Iran's tumbling rial to squeeze MTN's profit
JOHANNESBURG Oct 16 (Reuters) - A plunge in Iran's currency could slice 5 percent or more off MTN Group's full-year earnings, the latest setback for the South African mobile operator over its money-spinning business in the Middle Eastern country.
MTN, Africa's largest wireless operator, made a big - and so far profitable - bet on Iran in 2005, taking a 49 percent stake in Irancell which now contributes about 9 percent to its earnings.
However, the tumbling rial, along with an ongoing $4.2 billion lawsuit over MTN's Iran licence, highlight the political risks of doing business with a country increasingly under pressure from Western sanctions over its nuclear programme.

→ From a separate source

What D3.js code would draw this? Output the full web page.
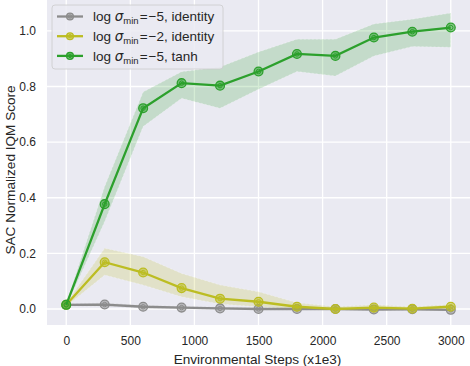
<!DOCTYPE html>
<html>
<head>
<meta charset="utf-8">
<script src="https://cdn.jsdelivr.net/npm/d3@7"></script>
<style>
  body { margin: 0; background: #fff; }
  text { font-family: "Liberation Sans", Arial, sans-serif; fill: #262626; }
</style>
</head>
<body>
<div id="chart-area"></div>
<script>
var width = 470, height = 366;
var plot = {left: 47, right: 470, top: 0, bottom: 325};

var steps = [0, 300, 600, 900, 1200, 1500, 1800, 2100, 2400, 2700, 3000];

// log sigma_min = -5, identity
var grayMean  = [0.015, 0.016, 0.008, 0.005, 0.002, 0.000, 0.000, 0.000, -0.002, -0.001, -0.003];
var grayLow   = [0.010, 0.010, 0.003, 0.000, -0.003, -0.004, -0.004, -0.004, -0.006, -0.005, -0.007];
var grayHigh  = [0.020, 0.022, 0.013, 0.010, 0.007, 0.004, 0.004, 0.004, 0.002, 0.003, 0.001];

// log sigma_min = -2, identity
var oliveMean = [0.015, 0.168, 0.131, 0.075, 0.037, 0.026, 0.008, 0.000, 0.005, 0.001, 0.008];
var oliveLow  = [0.010, 0.122, 0.086, 0.044, 0.018, 0.008, 0.000, -0.004, 0.000, -0.003, 0.002];
var oliveHigh = [0.020, 0.218, 0.188, 0.128, 0.086, 0.062, 0.022, 0.008, 0.015, 0.008, 0.016];

// log sigma_min = -5, tanh
var greenMean = [0.015, 0.377, 0.722, 0.812, 0.803, 0.854, 0.917, 0.910, 0.976, 0.997, 1.012];
var greenLow  = [0.010, 0.315, 0.656, 0.758, 0.722, 0.790, 0.854, 0.838, 0.910, 0.944, 0.941];
var greenHigh = [0.020, 0.440, 0.780, 0.853, 0.870, 0.924, 0.970, 0.970, 1.025, 1.042, 1.064];

var xTicks = [0, 500, 1000, 1500, 2000, 2500, 3000];
var yTicks = [0.0, 0.2, 0.4, 0.6, 0.8, 1.0];

var series = [
    {label: "\u22125", act: ", identity", color: "#8c8c8c", mean: grayMean, low: grayLow, high: grayHigh},
    {label: "\u22122", act: ", identity", color: "#bcbd22", mean: oliveMean, low: oliveLow, high: oliveHigh},
    {label: "\u22125", act: ", tanh", color: "#2ca02c", mean: greenMean, low: greenLow, high: greenHigh}
];

var svg = d3.select("#chart-area").append("svg")
    .attr("width", width)
    .attr("height", height);

var x = d3.scaleLinear().domain([-150, 3150]).range([plot.left, plot.right]);
var y = d3.scaleLinear().domain([-0.0576, 1.111]).range([plot.bottom, plot.top]);

svg.append("rect")
    .attr("x", plot.left).attr("y", plot.top)
    .attr("width", plot.right - plot.left).attr("height", plot.bottom - plot.top)
    .attr("fill", "#eaeaf2");

// grid
svg.append("g").selectAll("line").data(xTicks).enter().append("line")
    .attr("x1", function(d){ return x(d); }).attr("x2", function(d){ return x(d); })
    .attr("y1", plot.top).attr("y2", plot.bottom)
    .attr("stroke", "#fff").attr("stroke-width", 1.3);
svg.append("g").selectAll("line").data(yTicks).enter().append("line")
    .attr("y1", function(d){ return y(d); }).attr("y2", function(d){ return y(d); })
    .attr("x1", plot.left).attr("x2", plot.right)
    .attr("stroke", "#fff").attr("stroke-width", 1.3);

// axes (no domain line, no ticks, seaborn style)
var xAxis = svg.append("g")
    .attr("transform", "translate(0," + plot.bottom + ")")
    .call(d3.axisBottom(x).tickValues(xTicks).tickSize(0).tickPadding(11).tickFormat(d3.format("d")));
var yAxis = svg.append("g")
    .attr("transform", "translate(" + plot.left + ",0)")
    .call(d3.axisLeft(y).tickValues(yTicks).tickSize(0).tickPadding(11).tickFormat(d3.format(".1f")));
[xAxis, yAxis].forEach(function(a){
    a.select(".domain").remove();
    a.selectAll("text").attr("font-size", "12px").attr("fill", "#262626")
        .attr("font-family", "'Liberation Sans', Arial, sans-serif");
});

svg.append("text")
    .attr("x", (plot.left + plot.right) / 2 - 1)
    .attr("y", 364)
    .attr("text-anchor", "middle")
    .attr("font-size", "13.6px")
    .text("Environmental Steps (x1e3)");

svg.append("text")
    .attr("transform", "rotate(-90)")
    .attr("x", -y(0.5))
    .attr("y", 15)
    .attr("text-anchor", "middle")
    .attr("font-size", "13.6px")
    .text("SAC Normalized IQM Score");

// bands
var area = d3.area()
    .x(function(d){ return x(d.step); })
    .y0(function(d){ return y(d.low); })
    .y1(function(d){ return y(d.high); });
var line = d3.line()
    .x(function(d){ return x(d.step); })
    .y(function(d){ return y(d.mean); });

series.forEach(function(s){
    s.points = steps.map(function(st, i){
        return {step: st, mean: s.mean[i], low: s.low[i], high: s.high[i]};
    });
});

series.forEach(function(s){
    svg.append("path")
        .datum(s.points)
        .attr("d", area)
        .attr("fill", s.color)
        .attr("fill-opacity", 0.2)
        .attr("stroke", "#fff")
        .attr("stroke-opacity", 0.35)
        .attr("stroke-dasharray", "2,2")
        .attr("stroke-width", 0.8);
});

function drawMarker(g, cx, cy, color, r) {
    g.append("circle")
        .attr("cx", cx).attr("cy", cy).attr("r", r)
        .attr("fill", color).attr("fill-opacity", 0.55)
        .attr("stroke", color).attr("stroke-width", 1.3);
    g.append("circle")
        .attr("cx", cx).attr("cy", cy).attr("r", r / 2)
        .attr("fill", "none")
        .attr("stroke", color).attr("stroke-width", 1);
}

series.forEach(function(s){
    svg.append("path")
        .datum(s.points)
        .attr("d", line)
        .attr("fill", "none")
        .attr("stroke", s.color)
        .attr("stroke-width", 2.3);
    var g = svg.append("g");
    s.points.forEach(function(p){
        drawMarker(g, x(p.step), y(p.mean), s.color, 4.4);
    });
});

// legend
var legend = svg.append("g").attr("transform", "translate(52,5)");
legend.append("rect")
    .attr("width", 171).attr("height", 64)
    .attr("rx", 3)
    .attr("fill", "#eaeaf2").attr("fill-opacity", 0.85)
    .attr("stroke", "#cccccc").attr("stroke-width", 0.8);

series.forEach(function(s, i){
    var row = legend.append("g").attr("transform", "translate(0," + (11.5 + i * 19.7) + ")");
    row.append("line")
        .attr("x1", 5).attr("x2", 31)
        .attr("stroke", s.color).attr("stroke-width", 2.3);
    drawMarker(row, 18, 0, s.color, 3.4);
    var t = row.append("text")
        .attr("x", 41).attr("y", 4.8)
        .attr("font-size", "13.5px");
    t.append("tspan").text("log ");
    t.append("tspan").attr("font-style", "italic").attr("font-family", "'DejaVu Sans', sans-serif").text("\u03c3");
    t.append("tspan").attr("font-size", "9.5px").attr("dy", 3).text("min");
    t.append("tspan").attr("dy", -3).attr("dx", 1).text("=");
    t.append("tspan").attr("dx", 1).text(s.label + s.act);
});
</script>
</body>
</html>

Sanctions have slashed Iran's oil export earnings and triggered a rush by its citizens to exchange their savings for foreign currency, dragging the rial down. While the official rate is 12,600 rials per U.S. dollar, the price on the open market hit a record 37,500 rials earlier this month.
"As I understand it, the authorities are trying to stabilise the rial at around 25,000 to the dollar. Let us assume it went to the 25,000 point as a first step. That would cut MTN's Iranian earnings stream roughly in half," said Richard Barker, a Credit Suisse analyst in Johannesburg. "That is going to knock roughly 5 percent off their earnings."
MTN finance director Nazir Patel said in August the rial's slide could have a big impact on second-half earnings, expected in March.
Spokesman Paul Norman said on Tuesday the company was not in a position to comment further.
MTN has been unable to move money out of Iran for months due to the widening U.S. sanctions, and has said it was in talks with the Unites States about repatriating funds.
Because the currency cannot be brought home, the impact of the rial's slide is likely to be an accounting writedown.
"Some people might view that as a matter of concern, but until you actually have to sell assets at that lower rate, it is not really impacting on the cash flow. So in the short term, I do not see it as a problem," said Thato Mashigo, an equity analyst with Cadiz Asset Management.
Irancell was MTN's third-biggest profit source in 2011, generating 4.7 billion rand ($545 million) in earnings before interest, tax, depreciation and amortisation (EBITDA).
Revenue from Iran was also around 9 percent of the group total, or 11 billion rand. Those numbers were based on an average exchange rate of 10,614 rials to the dollar.
The company's hefty dividend is unlikely to suffer, however, as MTN generates enough cash from its other businesses to ride out its inability to bring home money from Iran.
It is more likely to spend its cash in Iran on capital expenditure there, and pay dividends out of earnings from its other 20 operations in Africa and the Middle East, said Byron Lotter, a portfolio manager at Vestact Asset Management.
"We are still buying. We think the Iran situation is factored into the share price and operations elsewhere are looking good," he said, adding that Vestact has allocated 10 percent of its portfolio to MTN.
MTN has bigger operations in South Africa and Nigeria, but Iran has seen the fastest growth in subscribers and revenue.
The company's dividend yield of 4.75 percent is one of the highest on Johannesburg's benchmark Top-40 index.
MTN's troubles in Iran are not limited to the local currency. It is facing a $4.2 billion U.S. lawsuit filed by Turkish rival Turkcell for alleged bribery when acquiring the Irancell licence in 2005.
It has denied any wrongdoing and said the case lacks legal merit. An elite South African police unit is also investigating the allegations.
MTN shares fell earlier this month on concerns about the rial, although they have since recovered. Shares of the company are up about 10 percent this year, slightly underperforming a 14 percent rise in the Top-40 index.
With MTN's exposure to markets such as Iran and Syria, it is not for investors without a decent amount of risk appetite, said one analyst, who declined to be identified.